Britain’s first bank for farmers in almost 100 years is close to raising up to £20m to fund its launch.
Oxbury Bank is in talks to raise between £15m ($19m) and £20m from investors drawn from the agriculture industry.
Tim Coates, co-founder of Oxbury, said the funding was for the “most part secured.” He declined to name specific investors.
“I have spent a lot of this year, as with everyone else, on Zoom calls — but trying to persuade people to part with their money, which is a slightly different experience to being able to press the flesh,” Coates told Yahoo Finance UK in an interview. “It’s an interesting challenge.”
The funds will be used to meet regulatory capital requirements and allow Oxbury to launch, pending full approval. Coates hopes to be able to launch before the end of the year.

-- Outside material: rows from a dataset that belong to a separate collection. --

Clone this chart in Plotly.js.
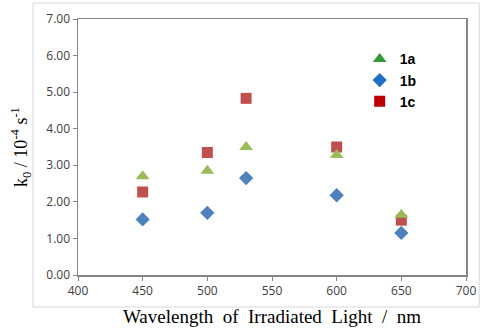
<!DOCTYPE html>
<html>
<head>
<meta charset="utf-8">
<script src="https://cdn.plot.ly/plotly-3.0.1.min.js"></script>
<style>html,body{margin:0;padding:0;background:#fff;}#chart{width:480px;height:331px;}</style>
</head>
<body>
<div id="chart"></div>
<script>
const wavelengths = [450, 500, 530, 600, 650];
const series1a = [2.70, 2.85, 3.50, 3.28, 1.65];
const series1b = [1.52, 1.70, 2.65, 2.18, 1.15];
const series1c = [2.27, 3.35, 4.83, 3.50, 1.50];
const seriesNames = ['1a', '1b', '1c'];
const xTicks = [400, 450, 500, 550, 600, 650, 700];
const yTicks = [0, 1, 2, 3, 4, 5, 6, 7];

const plotColors = ['#9BBB59', '#4F81BD', '#C0504D'];
const legendColors = ['#339933', '#1F6FC4', '#C00000'];
const symbols = ['triangle-up', 'diamond', 'square'];
const sizes = [12, 11, 11];
const data = [series1a, series1b, series1c];

const traces = [];
[1, 2, 0].forEach(i => {
  traces.push({
    x: wavelengths, y: data[i], type: 'scatter', mode: 'markers',
    name: seriesNames[i], showlegend: false,
    marker: {symbol: symbols[i], size: sizes[i], color: plotColors[i], line: {width: 0}}
  });
});
[0, 1, 2].forEach(i => {
  traces.push({
    x: [null], y: [null], type: 'scatter', mode: 'markers',
    name: seriesNames[i], showlegend: true,
    marker: {symbol: symbols[i], size: sizes[i], color: legendColors[i], line: {width: 0}}
  });
});

const tickFont = {family: 'Open Sans, sans-serif', size: 12, color: '#404040'};
const layout = {
  width: 480, height: 331,
  margin: {l: 78, r: 14, t: 19, b: 56},
  paper_bgcolor: '#ffffff', plot_bgcolor: '#ffffff',
  showlegend: true,
  legend: {x: 0.726, y: 0.905, xanchor: 'left', yanchor: 'top', bgcolor: 'rgba(0,0,0,0)',
    font: {family: 'Liberation Sans, Arial, sans-serif', size: 14, color: '#000', weight: 'bold'},
    itemwidth: 20, tracegroupgap: 0},
  xaxis: {
    range: [400, 700], tickvals: xTicks, ticktext: xTicks.map(String),
    showgrid: false, zeroline: false, showline: true, linecolor: '#868686', linewidth: 1.5,
    mirror: true, ticks: 'outside', ticklen: 4, tickcolor: '#868686', tickwidth: 1,
    tickfont: tickFont,
    title: {text: 'Wavelength  of  Irradiated  Light  /  nm', standoff: 12,
      font: {family: 'Liberation Serif, Times New Roman, serif', size: 19, color: '#000'}}
  },
  yaxis: {
    range: [0, 7], tickvals: yTicks, ticktext: yTicks.map(v => v.toFixed(2)),
    showgrid: false, zeroline: false, showline: true, linecolor: '#868686', linewidth: 1.5,
    mirror: true, ticks: 'outside', ticklen: 4, tickcolor: '#868686', tickwidth: 1,
    tickfont: tickFont,
    title: {text: 'k<sub>0</sub> / 10<sup>-4</sup> s<sup>-1</sup>', standoff: 14,
      font: {family: 'Liberation Serif, Times New Roman, serif', size: 18, color: '#000'}}
  },
  shapes: [{
    type: 'rect', xref: 'paper', yref: 'paper',
    x0: -0.116, x1: 1.034, y0: -0.125, y1: 1.0625,
    line: {color: '#D9D9D9', width: 1}, layer: 'below'
  }]
};
Plotly.newPlot('chart', traces, layout, {displayModeBar: false, staticPlot: true});
</script>
</body>
</html>
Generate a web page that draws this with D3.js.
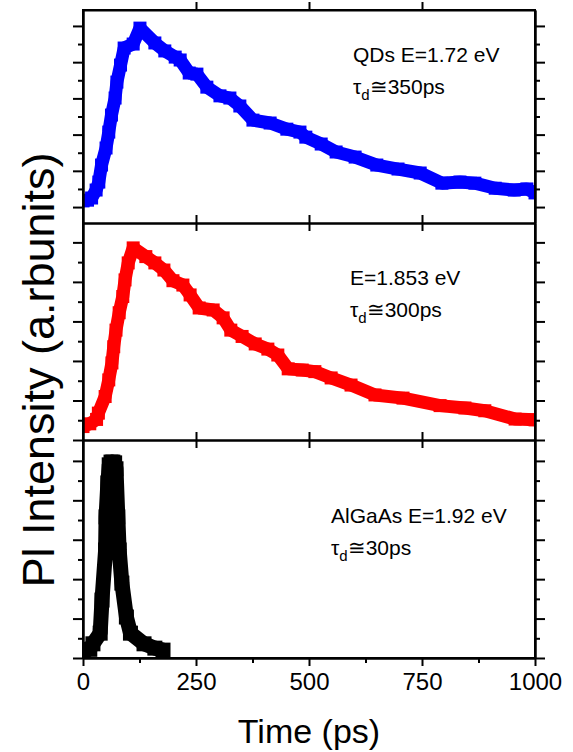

Oxbury will be the first agriculture-focused bank in Britain for almost 100 years. The last bank to launch targeting farmers in the UK was the Agricultural Mortgage Corporate, which was set up in 1928. (It is now a subsidiary of Lloyds Bank.)
“The agricultural sector has been, and continues to be, quite poorly served by banking,” Coates said.
Mainstream banks have pulled back from lending money to the UK’s £5bn agricultural sector in the decade since the financial crisis. Suppliers of things like seed, feed, and pesticide have stepped in to fill the gap with trade credit, Coates said. However, that has led to higher costs of raw materials.
“Farmer might not [realise] they are equivalently paying double digit interest rates on those raised prices — but they are,” Coates said.
Oxbury will offer working capital facilities to farmers to help fund day-to-day costs, as well as terms loans for bigger purchases such as machinery. The bank has lined up £70m of potential lending, much of which could be done on day one, Coates said.
Farming requires tailored financing because of the unique cashflow profile of the industry, he said.
“If you plant a crop in September, you may not harvest until the following year depending on the weather,” Coates said. “If you’re growing livestock, that can take multiple years. There is quite a lot of input cost at the beginning and the output cost can be not even at the end of that process but even further down the timeframe.”
Coates co-founded Oxbury in 2018 with James Farrar, who previously helped set up startup bank ClearBank, and Nick Evans, a former director of Bank Of Scotland's agricultural team.
Coates has a background in both finance and farming — he used to work at the UK’s Financial Conduct Authority before moving into farming as part of succession planning about five years ago. Coates currently manages about 1,500 acres in Oxfordshire, where he grows cereals, oil seeds, and pulses.
Oxbury, which secured a provisional banking licence in January, has already raised £15m to fund its development thus far and is operationally ready to launch.
“It’s a very farmer led development,” Coates said. “All our shareholder to date are in agriculture, from other farmers up to larger agri business. It’s very important for us that we’re designing products that the farmer wants and can use effectively.”
When it does launch, it will do so at a delicate time for the UK’s farming sector. Brexit means the EU is poised to withdraw subsidies for the UK farming sector worth £3.5bn. Details of the UK government scheme to plug the funding gap have yet to be published.
“Yes it’s uncertain,” Coates said. “It’s the uncertainty rather than the change that’s unhelpful.”
COVID-19 has also led to shortages of seasonal labourers to pick crops, leading to headlines about fruit and vegetables left to rot in the fields.
“The fundamentals haven’t shifted,” Coates said. “We’re only running at 60% food self-sufficiency here in the UK. If this year has focused people’s minds on anything, it’s that actually we live in very fractious supply chains. It would not be a bad thing if that was a higher number. That is actually going to require a sensible approach with private money, which is where we step in.
“The inflection point is coming and it is the right time therefore to consider how farm businesses should go forward.”